Der heilige Hieronymus büßend in der Landschaft – The Penance of St. Jerome in the Wilderness 1509


woodcut; 331 x 225 mm (13 1/16 x 8 ⅞ inches)

Bartsch 63; Dodgson, vol. 2, p. 295, no. 60; Geisberg 600 (Geisberg/Strauss, p. 567); Hollstein 84; cat. Basel, vol. 2, p. 547, no. 405

WATERMARK: high crown

An early and sharp but somewhat lightly printed impression; in good condition with narrow margins all round; the gaps in the borderline at upper left and below filled in with pen and ink.

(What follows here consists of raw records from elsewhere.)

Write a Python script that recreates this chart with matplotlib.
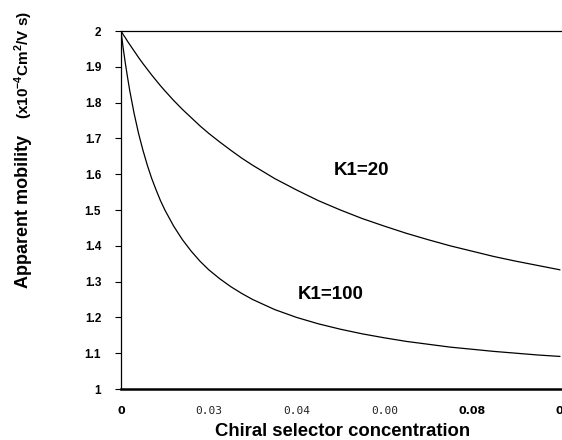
import matplotlib
matplotlib.use("Agg")
import matplotlib.pyplot as plt

# ---- data ----
conc = [0, 0.0005, 0.001, 0.0015, 0.002, 0.003, 0.004, 0.005, 0.006, 0.007,
        0.008, 0.009, 0.01, 0.012, 0.014, 0.016, 0.018, 0.02, 0.0225, 0.025,
        0.0275, 0.03, 0.035, 0.04, 0.045, 0.05, 0.055, 0.06, 0.065, 0.07,
        0.075, 0.08, 0.085, 0.09, 0.095, 0.1]
mob_k20 = [2.00, 1.99, 1.981, 1.971, 1.962, 1.944, 1.926, 1.909, 1.893, 1.877,
           1.862, 1.847, 1.833, 1.806, 1.781, 1.758, 1.735, 1.714, 1.690, 1.667,
           1.645, 1.625, 1.588, 1.556, 1.526, 1.50, 1.476, 1.455, 1.435, 1.417,
           1.40, 1.385, 1.37, 1.357, 1.345, 1.333]
mob_k100 = [2.00, 1.952, 1.909, 1.87, 1.833, 1.769, 1.714, 1.667, 1.625, 1.588,
            1.556, 1.526, 1.50, 1.455, 1.417, 1.385, 1.357, 1.333, 1.308, 1.286,
            1.267, 1.25, 1.222, 1.20, 1.182, 1.167, 1.154, 1.143, 1.133, 1.125,
            1.117, 1.111, 1.105, 1.10, 1.095, 1.091]
series_labels = ["K1=20", "K1=100"]
label_pos = [(0.0547, 1.609), (0.0478, 1.263)]

x_tick_pos = [0, 0.02, 0.04, 0.06, 0.08, 0.1]
x_tick_text = ["0", "0.03", "0.04", "0.00", "0.08", "0"]
y_ticks = [1, 1.1, 1.2, 1.3, 1.4, 1.5, 1.6, 1.7, 1.8, 1.9, 2]
y_tick_text = ["1", "1.1", "1.2", "1.3", "1.4", "1.5", "1.6", "1.7", "1.8", "1.9", "2"]

plt.rcParams['font.family'] = ['Liberation Sans', 'DejaVu Sans']
plt.rcParams['mathtext.fontset'] = 'custom'
plt.rcParams['mathtext.rm'] = 'Liberation Sans:bold'
plt.rcParams['mathtext.bf'] = 'Liberation Sans:bold'

W, H = 562, 440
fig = plt.figure(figsize=(W / 100, H / 100), dpi=100)
ax = fig.add_axes([121 / W, 1 - 389 / H, (W - 121) / W, (389 - 31) / H])

ax.plot(conc, mob_k20, color="black", lw=0.9)
ax.plot(conc, mob_k100, color="black", lw=0.9)

for txt, (tx, ty) in zip(series_labels, label_pos):
    ax.text(tx, ty, txt, fontsize=13.5, fontweight="bold", ha="center", va="center")

ax.set_xlim(0, 0.1005)
ax.set_ylim(1, 2)

ax.spines["right"].set_visible(False)
ax.spines["top"].set_linewidth(0.9)
ax.spines["left"].set_linewidth(0.9)
ax.spines["bottom"].set_linewidth(1.8)

ax.set_yticks(y_ticks)
ax.set_yticklabels(y_tick_text, fontsize=8.5, fontweight="bold")
ax.tick_params(axis="y", direction="out", length=4.3, width=0.8, pad=10)

ax.set_xticks(x_tick_pos)
ax.set_xticklabels(x_tick_text)
ax.tick_params(axis="x", length=0, pad=12)
for i, lab in enumerate(ax.get_xticklabels()):
    if x_tick_text[i] in ("0", "0.08"):
        lab.set_fontfamily("DejaVu Sans")
        lab.set_fontweight("bold")
        lab.set_fontsize(8)
    else:
        lab.set_fontfamily("DejaVu Sans Mono")
        lab.set_fontsize(8)
        lab.set_color("#222222")

fig.text(342.5 / W, 1 - 431 / H, "Chiral selector concentration",
         fontsize=13.3, fontweight="bold", ha="center", va="center")

fig.text(24 / W, 1 - 211 / H, "Apparent mobility", rotation=90,
         fontsize=13, fontweight="bold", ha="center", va="center")
fig.text(24 / W, 1 - 65 / H, r"(x10$^{-4}$Cm$^{2}$/V s)", rotation=90,
         fontsize=11, fontweight="bold", ha="center", va="center")

fig.savefig("out.png", dpi=100)
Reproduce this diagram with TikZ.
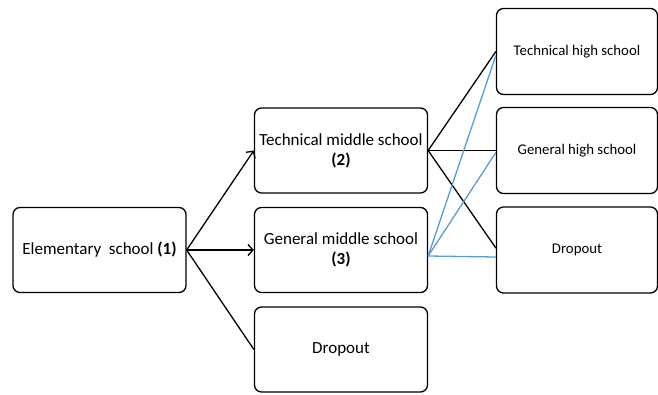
\documentclass[tikz,border=0pt]{standalone}
\usepackage{fontspec}
\setmainfont{Carlito}
\usepackage{tikz}
\usetikzlibrary{arrows.meta}

\definecolor{lineblue}{RGB}{91,155,213}

\begin{document}
\begin{tikzpicture}[x=1pt,y=-1pt,
    box/.style={draw,rounded corners=7pt,line width=1.3pt,minimum width=173pt,
      minimum height=85pt,align=center,font=\fontsize{17}{20}\selectfont},
    hbox/.style={box,minimum width=161pt,minimum height=86pt,font=\fontsize{14.8}{17}\selectfont},
    link/.style={line width=1.3pt},
    bluelink/.style={line width=1.3pt,lineblue},
    tip/.style={-{Straight Barb[length=5pt,width=11pt]}}]
      \useasboundingbox (0,0) rectangle (658,394);

      \node[box] (1) at (99.5,250) {Elementary\ \ school \textbf{(1)}};
      \node[box] (2) at (341,150.5) {Technical middle school\\ \textbf{(2)}};
      \node[box] (3) at (341,250) {General middle school\\ \textbf{(3)}};
      \node[box] (d1) at (341,349.5) {Dropout};

      \node[hbox] (th) at (577,51.5) {Technical high school};
      \node[hbox] (gh) at (577,150.5) {General high school};
      \node[hbox] (d2) at (577,250) {Dropout};

      \draw[link,tip] (1.east) -- (2.west);
      \draw[link,tip] (1.east) -- (3.west);
      \draw[link] (1.east) -- (d1.west);

      \draw[link] (2.east) -- (th.west);
      \draw[link] (2.east) -- (gh.west);
      \draw[link] (2.east) -- ([yshift=2pt]d2.west);

      \draw[bluelink] ([yshift=-6pt]3.east) -- ([yshift=-4pt]th.west);
      \draw[bluelink] ([yshift=-6pt]3.east) -- ([yshift=-2pt]gh.west);
      \draw[bluelink] ([yshift=-6pt]3.east) -- ([yshift=-7pt]d2.west);
    \end{tikzpicture}
\end{document}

“In this woodcut Saint Jerome’s wilderness is an idyllic German image of nature both mysterious and generous, like the Christianity to which the saint devoted his life” (Charles Talbot in cat. Detroit, p. 224, no. 121). The lion, the saint’s faithful companion, is set prominently in the foreground and betrays the artist’s awareness of Dürer’s engraving of 1498 (Bartsch 61), yet Cranach’s landscape differs notably in several respects. The rocky and barren landscape behind Dürer’s Jerome has been replaced here by a fertile, somewhat lush and loosely wooded scenery with a spring splashing into a pool. The composition is punctuated by trees whose branches appear to extend beyond the picture frame and expands brightly into the far distance where the view of a town can just be made out. Cranach conceived the space within this wide landscape in a far more logical manner than he had done in some of his earlier works—most likely, as Guido Messling suggested, reflecting the artistic impact of his trip to the Netherlands the year before (cat. Brussels, pp. 135f., no. 54). Thus the saint is now no longer positioned before the landscape but embedded within it. “Cranach took measures to draw the beholder into the landscape, not only by the compelling vista that angles from the near left to the mountainous horizon, but also by the foreshortening of tree branches, suggesting that a canopy of foliage extends overhead toward the viewer. Just how mindful the artist was of such two-way visual movement can be seen in the lower left corner, where the lion confronts the beholder face-to-face and the tablet with the signature and date has been turned around as if for reading from within the picture” (Talbot, ibid.). Despite the gaps in the borderline, this impression belongs to the gaps in the borderline, this impression belongs to the first printing. It was only reissued once more and not before the 1620s when the block was already in the possession of the Augsburg art dealer and publisher Johann Klocker. As in the case of all prints by Cranach, early impressions like this one, contemporary to the creation of the blocks, are very rare.